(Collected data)
——————

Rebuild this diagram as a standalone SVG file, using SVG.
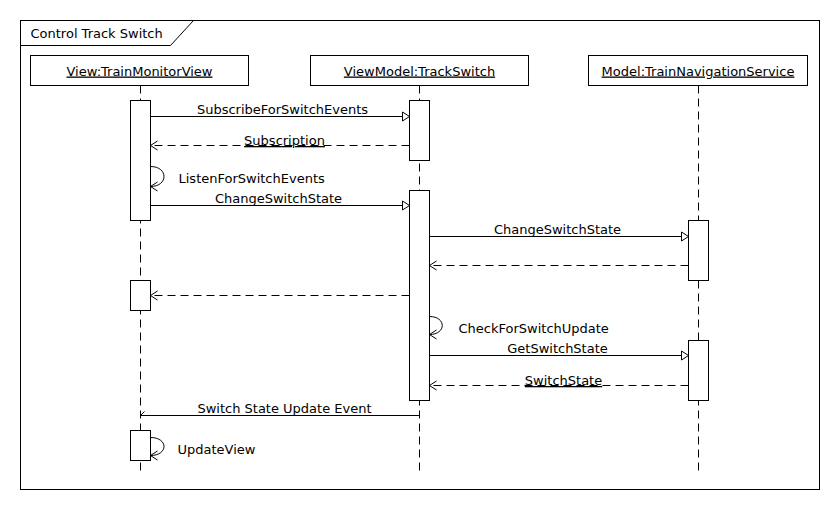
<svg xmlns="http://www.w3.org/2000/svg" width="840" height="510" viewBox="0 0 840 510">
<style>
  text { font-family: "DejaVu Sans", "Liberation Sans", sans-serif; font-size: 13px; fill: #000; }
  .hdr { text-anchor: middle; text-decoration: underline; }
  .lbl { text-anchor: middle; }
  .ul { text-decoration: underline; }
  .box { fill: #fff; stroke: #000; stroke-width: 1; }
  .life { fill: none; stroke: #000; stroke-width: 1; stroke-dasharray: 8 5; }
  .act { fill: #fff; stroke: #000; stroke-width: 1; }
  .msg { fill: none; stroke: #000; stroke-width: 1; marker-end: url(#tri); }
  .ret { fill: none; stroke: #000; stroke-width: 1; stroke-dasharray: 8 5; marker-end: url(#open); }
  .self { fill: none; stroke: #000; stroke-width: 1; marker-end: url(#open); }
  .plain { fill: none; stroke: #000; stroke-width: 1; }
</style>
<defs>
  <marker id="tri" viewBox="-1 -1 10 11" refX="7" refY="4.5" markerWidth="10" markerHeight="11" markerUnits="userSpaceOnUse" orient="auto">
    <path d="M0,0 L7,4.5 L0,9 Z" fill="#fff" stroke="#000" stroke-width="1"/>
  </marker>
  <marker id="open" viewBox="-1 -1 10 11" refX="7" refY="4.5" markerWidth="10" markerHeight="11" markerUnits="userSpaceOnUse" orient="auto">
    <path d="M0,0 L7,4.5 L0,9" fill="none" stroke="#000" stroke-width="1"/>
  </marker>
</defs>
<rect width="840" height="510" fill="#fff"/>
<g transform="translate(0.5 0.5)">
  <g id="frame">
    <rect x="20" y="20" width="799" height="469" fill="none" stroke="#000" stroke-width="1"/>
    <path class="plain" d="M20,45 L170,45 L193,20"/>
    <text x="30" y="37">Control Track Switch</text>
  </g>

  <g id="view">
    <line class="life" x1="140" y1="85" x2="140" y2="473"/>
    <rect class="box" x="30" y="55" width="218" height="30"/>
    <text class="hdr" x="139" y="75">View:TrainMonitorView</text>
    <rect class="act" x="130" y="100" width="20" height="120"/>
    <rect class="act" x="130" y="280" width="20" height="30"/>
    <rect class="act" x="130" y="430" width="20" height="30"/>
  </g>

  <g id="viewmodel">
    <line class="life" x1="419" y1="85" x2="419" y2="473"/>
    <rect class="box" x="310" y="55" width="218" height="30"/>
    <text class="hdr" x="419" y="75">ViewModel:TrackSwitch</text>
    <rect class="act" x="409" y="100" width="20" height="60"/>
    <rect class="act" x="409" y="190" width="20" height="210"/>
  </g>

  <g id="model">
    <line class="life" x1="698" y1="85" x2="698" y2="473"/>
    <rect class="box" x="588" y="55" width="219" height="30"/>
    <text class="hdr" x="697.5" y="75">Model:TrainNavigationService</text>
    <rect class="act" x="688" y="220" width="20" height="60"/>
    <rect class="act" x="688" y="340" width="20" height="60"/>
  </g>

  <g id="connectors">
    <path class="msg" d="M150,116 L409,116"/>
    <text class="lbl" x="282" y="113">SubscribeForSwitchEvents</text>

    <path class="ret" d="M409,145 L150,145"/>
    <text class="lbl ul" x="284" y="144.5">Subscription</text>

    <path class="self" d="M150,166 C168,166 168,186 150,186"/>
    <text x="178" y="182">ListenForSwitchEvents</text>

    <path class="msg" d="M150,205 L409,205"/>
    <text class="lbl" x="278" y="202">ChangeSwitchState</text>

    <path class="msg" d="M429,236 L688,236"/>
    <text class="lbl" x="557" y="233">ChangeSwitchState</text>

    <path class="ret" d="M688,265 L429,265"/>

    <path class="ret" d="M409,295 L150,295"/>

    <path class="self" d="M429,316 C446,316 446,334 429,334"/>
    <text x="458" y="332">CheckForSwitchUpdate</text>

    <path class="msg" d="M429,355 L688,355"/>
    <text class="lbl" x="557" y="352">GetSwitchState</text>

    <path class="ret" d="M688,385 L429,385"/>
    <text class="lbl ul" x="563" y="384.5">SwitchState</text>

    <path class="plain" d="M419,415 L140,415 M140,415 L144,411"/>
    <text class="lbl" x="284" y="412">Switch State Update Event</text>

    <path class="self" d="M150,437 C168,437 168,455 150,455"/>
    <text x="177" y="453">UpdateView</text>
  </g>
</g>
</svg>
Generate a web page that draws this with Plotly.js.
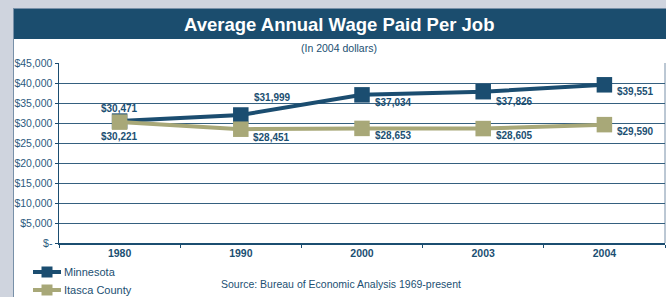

——————

Work required: The pictures should not appear in the copy; every other part of the records above must be returned exactly.

Response for this exercise:
Rebuild this diagram as a standalone SVG file, using SVG.
<svg xmlns="http://www.w3.org/2000/svg" width="840" height="510" viewBox="0 0 840 510">
<style>
  text { font-family: "DejaVu Sans", "Liberation Sans", sans-serif; font-size: 13px; fill: #000; }
  .hdr { text-anchor: middle; text-decoration: underline; }
  .lbl { text-anchor: middle; }
  .ul { text-decoration: underline; }
  .box { fill: #fff; stroke: #000; stroke-width: 1; }
  .life { fill: none; stroke: #000; stroke-width: 1; stroke-dasharray: 8 5; }
  .act { fill: #fff; stroke: #000; stroke-width: 1; }
  .msg { fill: none; stroke: #000; stroke-width: 1; marker-end: url(#tri); }
  .ret { fill: none; stroke: #000; stroke-width: 1; stroke-dasharray: 8 5; marker-end: url(#open); }
  .self { fill: none; stroke: #000; stroke-width: 1; marker-end: url(#open); }
  .plain { fill: none; stroke: #000; stroke-width: 1; }
</style>
<defs>
  <marker id="tri" viewBox="-1 -1 10 11" refX="7" refY="4.5" markerWidth="10" markerHeight="11" markerUnits="userSpaceOnUse" orient="auto">
    <path d="M0,0 L7,4.5 L0,9 Z" fill="#fff" stroke="#000" stroke-width="1"/>
  </marker>
  <marker id="open" viewBox="-1 -1 10 11" refX="7" refY="4.5" markerWidth="10" markerHeight="11" markerUnits="userSpaceOnUse" orient="auto">
    <path d="M0,0 L7,4.5 L0,9" fill="none" stroke="#000" stroke-width="1"/>
  </marker>
</defs>
<rect width="840" height="510" fill="#fff"/>
<g transform="translate(0.5 0.5)">
  <g id="frame">
    <rect x="20" y="20" width="799" height="469" fill="none" stroke="#000" stroke-width="1"/>
    <path class="plain" d="M20,45 L170,45 L193,20"/>
    <text x="30" y="37">Control Track Switch</text>
  </g>

  <g id="view">
    <line class="life" x1="140" y1="85" x2="140" y2="473"/>
    <rect class="box" x="30" y="55" width="218" height="30"/>
    <text class="hdr" x="139" y="75">View:TrainMonitorView</text>
    <rect class="act" x="130" y="100" width="20" height="120"/>
    <rect class="act" x="130" y="280" width="20" height="30"/>
    <rect class="act" x="130" y="430" width="20" height="30"/>
  </g>

  <g id="viewmodel">
    <line class="life" x1="419" y1="85" x2="419" y2="473"/>
    <rect class="box" x="310" y="55" width="218" height="30"/>
    <text class="hdr" x="419" y="75">ViewModel:TrackSwitch</text>
    <rect class="act" x="409" y="100" width="20" height="60"/>
    <rect class="act" x="409" y="190" width="20" height="210"/>
  </g>

  <g id="model">
    <line class="life" x1="698" y1="85" x2="698" y2="473"/>
    <rect class="box" x="588" y="55" width="219" height="30"/>
    <text class="hdr" x="697.5" y="75">Model:TrainNavigationService</text>
    <rect class="act" x="688" y="220" width="20" height="60"/>
    <rect class="act" x="688" y="340" width="20" height="60"/>
  </g>

  <g id="connectors">
    <path class="msg" d="M150,116 L409,116"/>
    <text class="lbl" x="282" y="113">SubscribeForSwitchEvents</text>

    <path class="ret" d="M409,145 L150,145"/>
    <text class="lbl ul" x="284" y="144.5">Subscription</text>

    <path class="self" d="M150,166 C168,166 168,186 150,186"/>
    <text x="178" y="182">ListenForSwitchEvents</text>

    <path class="msg" d="M150,205 L409,205"/>
    <text class="lbl" x="278" y="202">ChangeSwitchState</text>

    <path class="msg" d="M429,236 L688,236"/>
    <text class="lbl" x="557" y="233">ChangeSwitchState</text>

    <path class="ret" d="M688,265 L429,265"/>

    <path class="ret" d="M409,295 L150,295"/>

    <path class="self" d="M429,316 C446,316 446,334 429,334"/>
    <text x="458" y="332">CheckForSwitchUpdate</text>

    <path class="msg" d="M429,355 L688,355"/>
    <text class="lbl" x="557" y="352">GetSwitchState</text>

    <path class="ret" d="M688,385 L429,385"/>
    <text class="lbl ul" x="563" y="384.5">SwitchState</text>

    <path class="plain" d="M419,415 L140,415 M140,415 L144,411"/>
    <text class="lbl" x="284" y="412">Switch State Update Event</text>

    <path class="self" d="M150,437 C168,437 168,455 150,455"/>
    <text x="177" y="453">UpdateView</text>
  </g>
</g>
</svg>
Generate a web page that draws this with Plotly.js.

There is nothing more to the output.